Anti-Patterns to Avoid

❌ Over-Engineering with Agents

Problem: Using multiple agents when a single LLM call would suffice

Example:

# ❌ Overkill for simple task
agents = [InputParser(), Processor(), OutputFormatter()]
# Just to format text!

Solution: Start simple. One LLM call. Add agents only when truly beneficial.
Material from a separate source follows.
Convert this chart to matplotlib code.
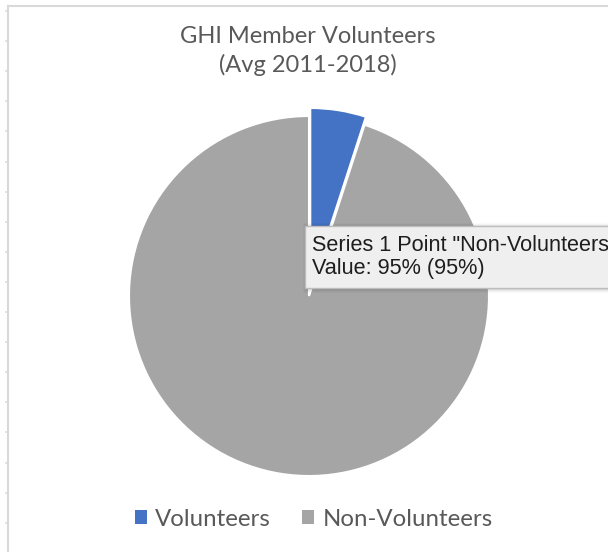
import matplotlib
matplotlib.use("Agg")
import matplotlib.pyplot as plt
import matplotlib.patches as patches
import matplotlib.lines as lines

# data
labels = ["Volunteers", "Non-Volunteers"]
shares = [5, 95]
colors = ["#4472C4", "#A5A5A5"]
title = "GHI Member Volunteers\n(Avg 2011-2018)"
tooltip = 'Series 1 Point "Non-Volunteers"\nValue: 95% (95%)'

W, H = 608, 552
fig = plt.figure(figsize=(W / 100, H / 100), dpi=100)


def fx(x):
    return x / W


def fy(y):
    return 1 - y / H


# chart area frame (light gray border with little ticks on the left)
frame_c = "#D9D9D9"
fig.add_artist(lines.Line2D([fx(8), fx(W)], [fy(6), fy(6)], color=frame_c, lw=1.5))
fig.add_artist(lines.Line2D([fx(8), fx(8)], [fy(6), fy(H)], color=frame_c, lw=1.5))
y = 11.0
while y < H:
    fig.add_artist(lines.Line2D([fx(5.5), fx(8)], [fy(y), fy(y)], color=frame_c, lw=1.2))
    y += 30.1

# pie
cx, cy, r = 309, 296, 180
half = r * 1.1
ax = fig.add_axes([fx(cx - half), fy(cy + half), 2 * half / W, 2 * half / H])
wedges, _ = ax.pie(
    shares,
    colors=colors,
    startangle=90,
    counterclock=False,
    explode=[0.045, 0],
    wedgeprops=dict(edgecolor="white", linewidth=1.5),
)
ax.set_xlim(-1.1, 1.1)
ax.set_ylim(-1.1, 1.1)
ax.set_aspect("auto")
ax.axis("off")

# title
fig.text(fx(308), fy(51), title, ha="center", va="center", fontsize=17,
         family="Lato", color="#595959", linespacing=1.35)

# legend
leg = fig.legend(
    wedges, labels, loc="center", bbox_to_anchor=(fx(314), fy(519)),
    ncol=2, frameon=False, handlelength=0.5, handleheight=0.5,
    handletextpad=0.35, columnspacing=1.3,
    prop=dict(family="Lato", size=17.3),
)
for t in leg.get_texts():
    t.set_color("#595959")
for h in leg.legend_handles:
    h.set_edgecolor("none")

# tooltip box with soft shadow
bx0, by0, bx1, by1 = 305, 226, 640, 288
for i, a in enumerate([0.05, 0.04, 0.03, 0.02]):
    d = i + 1
    fig.add_artist(patches.Rectangle(
        (fx(bx0 - d + 2), fy(by1 + d + 1)), (bx1 - bx0 + 2 * d) / W, (by1 - by0 + 2 * d) / H,
        facecolor="black", edgecolor="none", alpha=a, zorder=5))
fig.add_artist(patches.Rectangle(
    (fx(bx0), fy(by1)), (bx1 - bx0) / W, (by1 - by0) / H,
    facecolor="#EFEFEF", edgecolor="#BDBDBD", lw=1.0, zorder=6))
fig.text(fx(312), fy(257), tooltip, ha="left", va="center", fontsize=15.6,
         family="Liberation Sans", color="#1E1E1E", linespacing=1.1, zorder=7)

fig.savefig("out.png", dpi=100)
❌ No Termination Conditions

Problem: Agents run forever or hit arbitrary iteration limits

Solution:

# ✅ Always set termination conditions
max_iterations=10
is_termination_msg=lambda msg: "TERMINATE" in msg.get("content", "")

❌ Vague Agent Roles

Problem: Agents with unclear responsibilities cause overlap and confusion

Solution: Specific roles with clear boundaries. "Senior Python Developer" not "Helper".

❌ Ignoring Costs

Problem: Running expensive models without tracking or budgets

Solution: Track costs per request, set budgets, alert on anomalies

❌ No Observability

Problem: Can't debug when things go wrong

Solution: Implement logging, tracing, and metrics from day one

When NOT to Use Agents

Recognize situations where agents add unnecessary complexity:

Use a single LLM call instead of agents when:

  • Task is straightforward (translation, summarization, Q&A)
  • No tool usage required
  • Single-step reasoning suffices
  • Cost and latency must be minimized

Example decision:

  • "Translate this text" → Single LLM call
  • "Research 10 sources and synthesize findings" → Multi-agent system

Resource Reference Guide

This skill includes comprehensive reference materials. Load them as needed:

Framework Comparisons

  • references/framework-comparison.md - Detailed CrewAI vs LangChain vs AutoGen comparison with migration paths

Framework-Specific Patterns

  • references/crewai-patterns.md - Role design, task patterns, processes, production tips
  • references/langchain-patterns.md - LCEL chains, RAG patterns, LangGraph workflows
  • references/autogen-patterns.md - Conversational agents, group chats, code execution

Advanced Topics

  • references/custom-agent-guide.md - Building agents from scratch, minimal implementations
  • references/observability-guide.md - Tracing, logging, metrics, debugging tools
  • references/production-patterns.md - Deployment architectures, scaling, security, monitoring

Helper Scripts

  • scripts/cost-estimator.py - Estimate workflow costs before building
  • scripts/agent-debugger.py - Analyze traces to identify loops and bottlenecks
  • scripts/agent-system-template/ - Boilerplate for new agent systems

Getting Started Workflow

For new agent system development:

  1. Validate need for agents - Can this be solved with a single LLM call?
  2. Choose framework - Use decision tree above
  3. Estimate costs - Run cost-estimator.py with expected workflow
  4. Implement with observability - Enable logging/tracing from start
  5. Test for loops - Use agent-debugger.py on traces
  6. Set hard limits - max_iterations, budgets, timeouts
  7. Monitor in production - Track costs, errors, performance

Framework-Specific Quick References

CrewAI Essentials

  • Agents need: role, goal, backstory, tools
  • Tasks need: description, expected_output, agent
  • Processes: Sequential (linear) or Hierarchical (manager delegates)
  • Limit: 2-5 agents per crew

LangChain Essentials

  • Always set max_iterations on AgentExecutor
  • Use LCEL for chain composition: prompt | model | parser
  • Enable LangSmith for production: LANGCHAIN_TRACING_V2=true
  • RAG: Use RetrievalQA or ConversationalRetrievalChain

AutoGen Essentials

  • UserProxyAgent executes code, AssistantAgent generates it
  • Always use Docker in production: use_docker=True
  • GroupChat needs max_round limit
  • Human input modes: NEVER (autonomous), TERMINATE (confirm end), ALWAYS (every step)

LangGraph Essentials

  • Define state, nodes (functions), and edges (transitions)
  • Use conditional edges for branching logic
  • Supports cycles (retries, loops)
  • Requires StateGraph setup and compilation

Summary

Multi-agent systems add complexity. Use this skill to:

✅ Make informed framework selections ✅ Design effective agent architectures ✅ Avoid common pitfalls (loops, runaway costs) ✅ Implement production-ready observability ✅ Recognize when agents are overkill

Prioritize simplicity. Start with the minimum viable agent system. Add complexity only when justified by concrete benefits.